Per il via libera definitivo al referendum però si dovrà ancora attendere, a gennaio, il giudizio sulla ammissibilità della Corte Costituzionale, ricordando che sono escluse dal vaglio popolare le leggi tributarie, di bilancio, di amnistia e di indulto, di autorizzazione a ratificare trattati internazionali. Non è possibile abrogare disposizioni di rango costituzionale, gerarchicamente sovraordinate alla legge ordinaria. La Corte costituzionale poi ha elaborato ulteriori criteri con una ampia giurisprudenza.
È dubbioso il costituzionalista, ex parlamentare Pd, Stefano Ceccanti. “La Corte costituzionale – afferma - potrebbe smentire la Cassazione. La Cassazione adotta una tecnica alquanto semplificatrice per cui il quesito risulterebbe così: ’Volete che si abrogata la legge come risultante a seguito della sentenza della Corte costituzionale n. 192/2024?’. Ma chi sa qual è la legge alla luce della sentenza della Corte?
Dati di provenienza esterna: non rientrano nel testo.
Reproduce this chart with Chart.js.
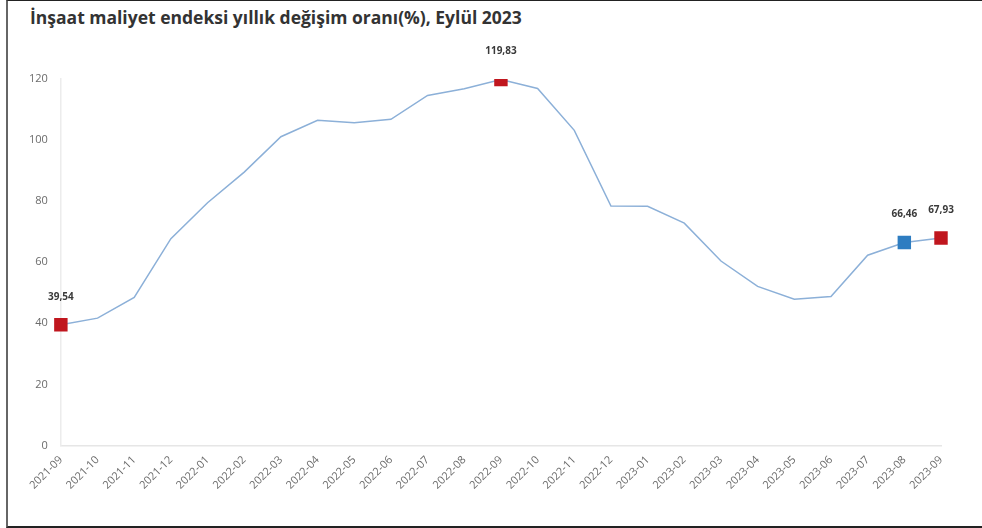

Bisognerebbe elencare i singoli commi”.
Con separate ordinanze, l’Ufficio Centrale ha dichiarato conformi anche le richieste di referendum in materia di: “Contratto di lavoro a tutele crescenti - disciplina dei licenziamenti illegittimi: 1) “Contratto di lavoro a tutele crescenti - disciplina dei licenziamenti illegittimi: Abrogazione”; 2) “Piccole imprese- Licenziamenti e relativa indennità: abrogazione parziale”; 3) “Abrogazione parziale di norme in materia di apposizione di termine al contratto di lavoro subordinato, durata massima e condizioni per proroghe e rinnovi”; 4) “Esclusione della responsabilità solidale del committente, dell’appaltatore e del subappaltatore per infortuni subiti dal lavoratore dipendente di impresa appaltatrice o subappaltatrice, come conseguenza dei rischi specifici propri dell’attività delle imprese appaltatrici o subappaltatrici: Abrogazione”; 5) “Cittadinanza italiana: Dimezzamento da 10 a 5 anni dei tempi di residenza legale in Italia dello straniero maggiorenne extracomunitario per la richiesta di concessione della cittadinanza italiana”.